Good skimmers do not skim everything at the same rate or give equal attention to everything. While skimming is always faster than your normal reading speed, you should slow down in:
- introductory and concluding paragraphs;
- topic sentences;
- unfamiliar word;
- very complicated material.
Scanning is like pearl diving
Scanning, too, uses keywords and organizational cues. But while the goal of skimming is a bird’s-eye view of the material, the goal of scanning is to locate and swoop down on particular facts.
Facts may be buried within long text passages that have relatively little else to do with your topic or claim.
Go ahead and scan:
- Know what you’re looking for. Decide on a few key words or phrases –search terms. You will be a flesh-and-blood search engine.

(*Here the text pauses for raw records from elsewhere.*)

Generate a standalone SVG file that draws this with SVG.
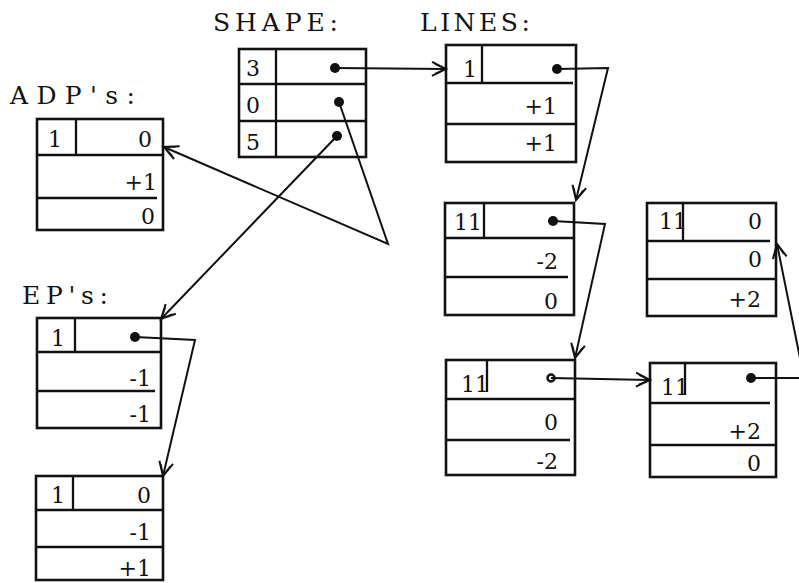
<svg xmlns="http://www.w3.org/2000/svg" width="799" height="583" viewBox="0 0 799 583">
<style>
.box{fill:none;stroke:#111;stroke-width:2.6}
.ln{stroke:#111;stroke-width:2.3}
.t{font-family:"DejaVu Serif","Liberation Serif",serif;font-size:22px;fill:#111}
.r{text-anchor:end}
.lbl{font-family:"DejaVu Serif","Liberation Serif",serif;font-size:25px;fill:#111}
.dot{fill:#111}
.cn{fill:none;stroke:#111;stroke-width:2}
</style>
<defs>
<marker id="arr" markerUnits="userSpaceOnUse" markerWidth="20" markerHeight="20" refX="14" refY="7" orient="auto" overflow="visible">
<path d="M0,0 L14,7 L0,14 M3,2 L14,7 L3,12" fill="none" stroke="#111" stroke-width="2"/>
</marker>
</defs>
<rect width="799" height="583" fill="#fff"/>

<text class="lbl" x="213" y="31" textLength="125" lengthAdjust="spacing">SHAPE:</text>
<text class="lbl" x="420" y="31" textLength="110" lengthAdjust="spacing">LINES:</text>
<text class="lbl" x="10" y="104" textLength="125" lengthAdjust="spacing">ADP's:</text>
<text class="lbl" x="22" y="304" textLength="86" lengthAdjust="spacing">EP's:</text>

<g id="shape">
<rect class="box" x="239" y="49" width="127" height="108"/>
<line class="ln" x1="239" y1="84" x2="366" y2="84"/>
<line class="ln" x1="239" y1="121" x2="366" y2="121"/>
<line class="ln" x1="276" y1="49" x2="276" y2="157"/>
<text class="t" x="246" y="76">3</text>
<text class="t" x="246" y="113">0</text>
<text class="t" x="246" y="150">5</text>
<circle class="dot" cx="335" cy="68" r="5"/>
<circle class="dot" cx="339" cy="102" r="5"/>
<circle class="dot" cx="337" cy="136" r="5"/>
</g>

<g id="lines1">
<rect class="box" x="446" y="45" width="130" height="117"/>
<line class="ln" x1="446" y1="83" x2="573" y2="83"/>
<line class="ln" x1="446" y1="124" x2="576" y2="124"/>
<line class="ln" x1="482" y1="45" x2="482" y2="83"/>
<text class="t r" x="477" y="77">1</text>
<text class="t r" x="557" y="114">+1</text>
<text class="t r" x="557" y="151">+1</text>
<circle class="dot" cx="557" cy="69" r="5"/>
</g>

<g id="lines2">
<rect class="box" x="445" y="203" width="129" height="112"/>
<line class="ln" x1="445" y1="238" x2="574" y2="238"/>
<line class="ln" x1="445" y1="277" x2="568" y2="277"/>
<line class="ln" x1="484" y1="203" x2="484" y2="238"/>
<text class="t r" x="482" y="230">11</text>
<text class="t r" x="558" y="269">-2</text>
<text class="t r" x="558" y="309">0</text>
<circle class="dot" cx="553" cy="221" r="5"/>
</g>

<g id="lines3">
<rect class="box" x="446" y="360" width="129" height="115"/>
<line class="ln" x1="446" y1="399" x2="575" y2="399"/>
<line class="ln" x1="446" y1="440" x2="570" y2="440"/>
<line class="ln" x1="487" y1="360" x2="487" y2="392"/>
<text class="t r" x="489" y="392">11</text>
<text class="t r" x="558" y="430">0</text>
<text class="t r" x="558" y="469">-2</text>
<circle cx="551" cy="378" r="3.5" fill="#fff" stroke="#111" stroke-width="2.5"/>
</g>

<g id="lines4">
<rect class="box" x="650" y="363" width="126" height="114"/>
<line class="ln" x1="650" y1="403" x2="770" y2="403"/>
<line class="ln" x1="650" y1="445" x2="776" y2="445"/>
<line class="ln" x1="685" y1="363" x2="685" y2="395"/>
<text class="t r" x="689" y="395">11</text>
<text class="t r" x="761" y="439">+2</text>
<text class="t r" x="761" y="471">0</text>
<circle class="dot" cx="751" cy="378" r="5"/>
</g>

<g id="lines5">
<rect class="box" x="647" y="203" width="129" height="113"/>
<line class="ln" x1="647" y1="241" x2="770" y2="241"/>
<line class="ln" x1="647" y1="279" x2="776" y2="279"/>
<line class="ln" x1="683" y1="203" x2="683" y2="241"/>
<text class="t r" x="687" y="229">11</text>
<text class="t r" x="762" y="229">0</text>
<text class="t r" x="762" y="267">0</text>
<text class="t r" x="761" y="307">+2</text>
</g>

<g id="adp">
<rect class="box" x="37" y="119" width="126" height="111"/>
<line class="ln" x1="37" y1="155" x2="163" y2="155"/>
<line class="ln" x1="37" y1="198" x2="157" y2="198"/>
<line class="ln" x1="76" y1="119" x2="76" y2="155"/>
<text class="t" x="48" y="147">1</text>
<text class="t r" x="152" y="147">0</text>
<text class="t r" x="157" y="190">+1</text>
<text class="t r" x="155" y="224">0</text>
</g>

<g id="ep1">
<rect class="box" x="37" y="318" width="124" height="110"/>
<line class="ln" x1="37" y1="352" x2="161" y2="352"/>
<line class="ln" x1="37" y1="391" x2="155" y2="391"/>
<line class="ln" x1="75" y1="318" x2="75" y2="352"/>
<text class="t r" x="65" y="346">1</text>
<text class="t r" x="151" y="386">-1</text>
<text class="t r" x="151" y="422">-1</text>
<circle class="dot" cx="135" cy="337" r="5"/>
</g>

<g id="ep2">
<rect class="box" x="36" y="476" width="127" height="104"/>
<line class="ln" x1="36" y1="510" x2="163" y2="510"/>
<line class="ln" x1="36" y1="547" x2="163" y2="547"/>
<line class="ln" x1="73" y1="476" x2="73" y2="510"/>
<text class="t r" x="65" y="503">1</text>
<text class="t r" x="151" y="503">0</text>
<text class="t r" x="151" y="540">-1</text>
<text class="t r" x="151" y="576">+1</text>
</g>

<g id="connectors">
<polyline class="cn" points="335,68 446,69" marker-end="url(#arr)"/>
<polyline class="cn" points="339,102 388,244 164,147" marker-end="url(#arr)"/>
<polyline class="cn" points="337,136 161,319" marker-end="url(#arr)"/>
<polyline class="cn" points="557,69 608,68 576,200" marker-end="url(#arr)"/>
<polyline class="cn" points="553,221 605,224 575,358" marker-end="url(#arr)"/>
<polyline class="cn" points="551,378 650,380" marker-end="url(#arr)"/>
<polyline class="cn" points="751,378 804,378 777,244" marker-end="url(#arr)"/>
<polyline class="cn" points="135,337 195,340 163,476" marker-end="url(#arr)"/>
</g>
</svg>
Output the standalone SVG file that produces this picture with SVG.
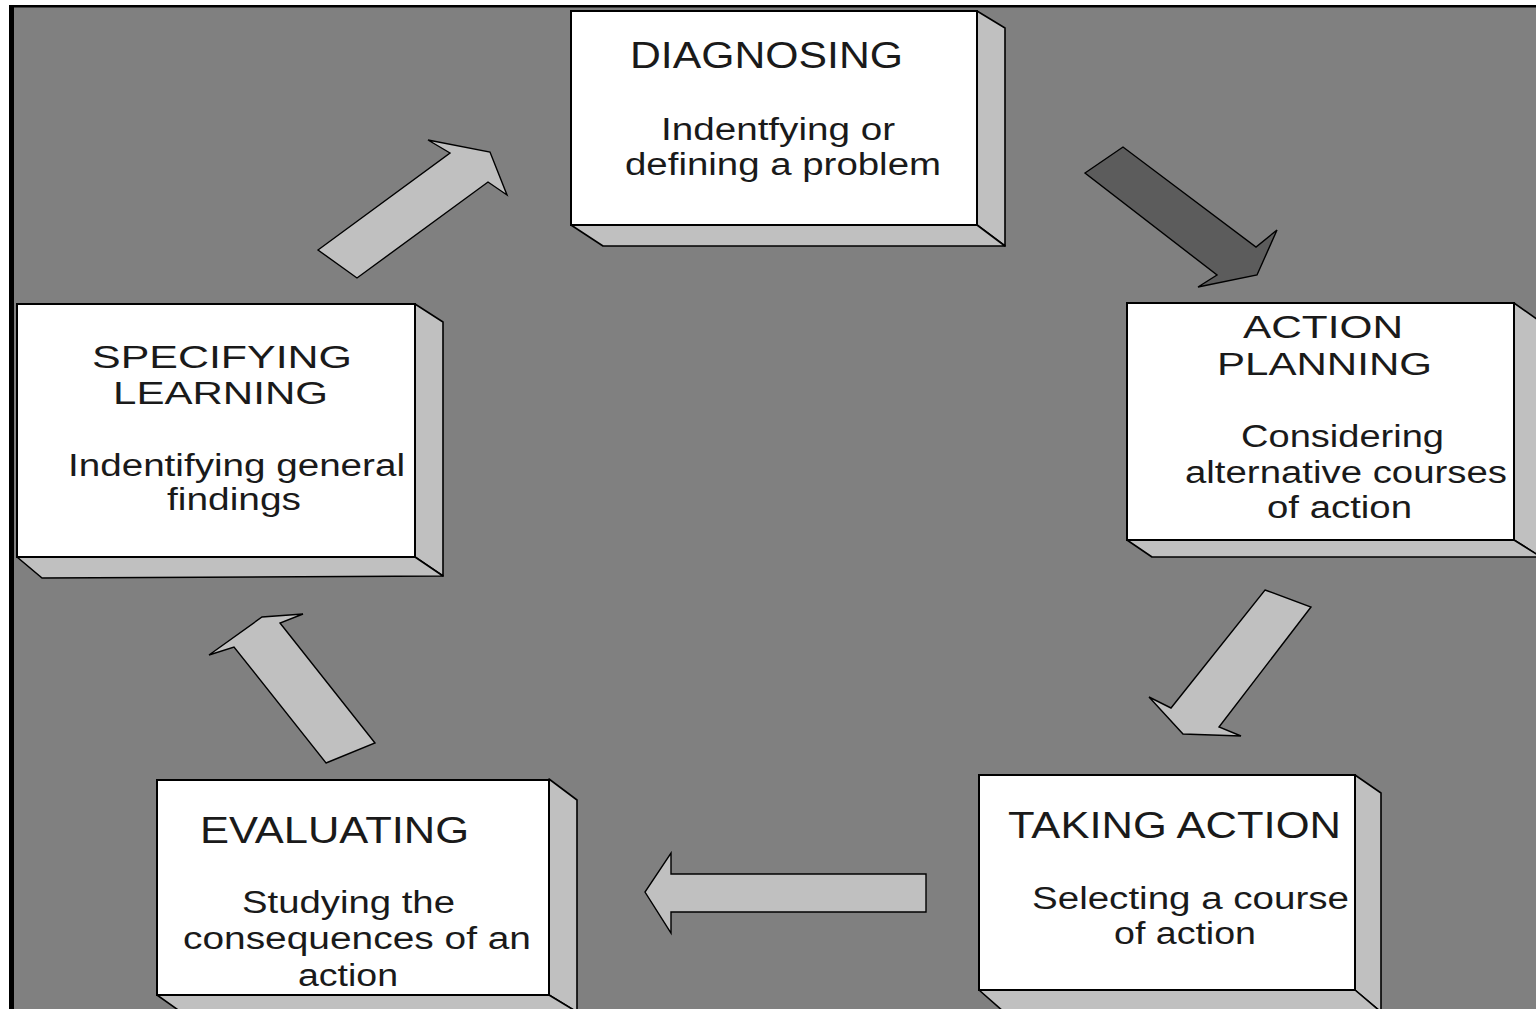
<svg xmlns="http://www.w3.org/2000/svg" width="1536" height="1009" viewBox="0 0 1536 1009">
<defs>
<style>
.front{fill:#ffffff;stroke:#000;stroke-width:2}
.side{fill:#c0c0c0;stroke:#000;stroke-width:1.6;stroke-linejoin:round}
.arrow{fill:#c0c0c0;stroke:#000;stroke-width:1.4;stroke-linejoin:miter}
.dark{fill:#5c5c5c;stroke:#000;stroke-width:1.4}
.t{font-family:"Liberation Sans","DejaVu Sans",Arial,sans-serif;font-size:36px;fill:#1a1a1a}
.t2{font-family:"Liberation Sans","DejaVu Sans",Arial,sans-serif;font-size:32px;fill:#1a1a1a}
.s{font-family:"Liberation Sans","DejaVu Sans",Arial,sans-serif;font-size:31px;fill:#1a1a1a}
</style>
</defs>
<rect x="0" y="0" width="1536" height="1009" fill="#ffffff"/>
<rect x="9" y="5" width="1527" height="1004" fill="#808080"/>
<rect x="9" y="5" width="1527" height="2.5" fill="#000"/>
<rect x="9" y="5" width="5" height="1004" fill="#000"/>

<g id="connectors">
<polygon class="arrow" points="318,250 450,153 428,140 490,152 507,195 488,182 357,278"/>
<polygon class="dark" points="1085,173 1123,147 1256,247 1277,230 1257,275 1198,287 1217,275"/>
<polygon class="arrow" points="1265,590 1311,607 1219,727 1241,736 1183,734 1149,697 1171,708"/>
<polygon class="arrow" points="926,874 926,912 671,912 671,933 645,892 671,853 671,874"/>
<polygon class="arrow" points="326,763 375,743 280,623 303,614 262,617 209,655 234,647"/>
</g>

<g id="diagnosing">
<polygon class="side" points="977,11 1005,28 1005,246 977,225"/>
<polygon class="side" points="571,225 977,225 1005,246 603,246"/>
<rect class="front" x="571" y="11" width="406" height="214"/>
<text class="t" x="630" y="68" textLength="273" lengthAdjust="spacingAndGlyphs">DIAGNOSING</text>
<text class="s" x="661" y="140" textLength="234" lengthAdjust="spacingAndGlyphs">Indentfying or</text>
<text class="s" x="625" y="175" textLength="316" lengthAdjust="spacingAndGlyphs">defining a problem</text>
</g>

<g id="action-planning">
<polygon class="side" points="1514,303 1541,322 1541,557 1514,540"/>
<polygon class="side" points="1127,540 1514,540 1541,557 1152,557"/>
<rect class="front" x="1127" y="303" width="387" height="237"/>
<text class="t2" x="1243" y="338" textLength="160" lengthAdjust="spacingAndGlyphs">ACTION</text>
<text class="t2" x="1217" y="375" textLength="215" lengthAdjust="spacingAndGlyphs">PLANNING</text>
<text class="s" x="1241" y="447" textLength="203" lengthAdjust="spacingAndGlyphs">Considering</text>
<text class="s" x="1185" y="483" textLength="322" lengthAdjust="spacingAndGlyphs">alternative courses</text>
<text class="s" x="1267" y="518" textLength="145" lengthAdjust="spacingAndGlyphs">of action</text>
</g>

<g id="taking-action">
<polygon class="side" points="1355,775 1381,793 1381,1012 1355,990"/>
<polygon class="side" points="979,990 1355,990 1381,1012 1004,1012"/>
<rect class="front" x="979" y="775" width="376" height="215"/>
<text class="t" x="1008" y="838" textLength="333" lengthAdjust="spacingAndGlyphs">TAKING ACTION</text>
<text class="s" x="1032" y="909" textLength="317" lengthAdjust="spacingAndGlyphs">Selecting a course</text>
<text class="s" x="1114" y="944" textLength="142" lengthAdjust="spacingAndGlyphs">of action</text>
</g>

<g id="evaluating">
<polygon class="side" points="549,779 577,800 577,1012 549,995"/>
<polygon class="side" points="157,995 549,995 577,1012 181,1012"/>
<rect class="front" x="157" y="780" width="392" height="215"/>
<text class="t" x="200" y="843" textLength="269" lengthAdjust="spacingAndGlyphs">EVALUATING</text>
<text class="s" x="242" y="913" textLength="213" lengthAdjust="spacingAndGlyphs">Studying the</text>
<text class="s" x="183" y="949" textLength="348" lengthAdjust="spacingAndGlyphs">consequences of an</text>
<text class="s" x="298" y="986" textLength="100" lengthAdjust="spacingAndGlyphs">action</text>
</g>

<g id="specifying-learning">
<polygon class="side" points="415,304 443,322 443,576 415,557"/>
<polygon class="side" points="17,557 415,557 443,576 42,578"/>
<rect class="front" x="17" y="304" width="398" height="253"/>
<text class="t2" x="92" y="368" textLength="260" lengthAdjust="spacingAndGlyphs">SPECIFYING</text>
<text class="t2" x="113" y="404" textLength="215" lengthAdjust="spacingAndGlyphs">LEARNING</text>
<text class="s" x="68" y="476" textLength="337" lengthAdjust="spacingAndGlyphs">Indentifying general</text>
<text class="s" x="167" y="510" textLength="134" lengthAdjust="spacingAndGlyphs">findings</text>
</g>
</svg>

- Look for only one keyword at a time. If you use multiple keywords, do multiple scans.
- Let your eyes float rapidly down the page until you find the word or phrase you want.
- When your eye catches one of your keywords, read the surrounding material carefully.
If you are scanning for facts to answer a specific question, one step is already done for you: the question itself supplies the keywords. Follow these steps:
- Read each question completely before starting to scan. Choose your keywords from the question itself.
- Look for answers to only one question at a time. Scan separately for each question.
- When you locate a keyword, read the surrounding text carefully to see if it is relevant.
- Re-read the question to determine if the answer you found answers this question.
Scanning is a technique that requires concentration and can be surprisingly tiring. You may have to practice at not allowing your attention to wander. Choose a time and place that you know works for you and dive in.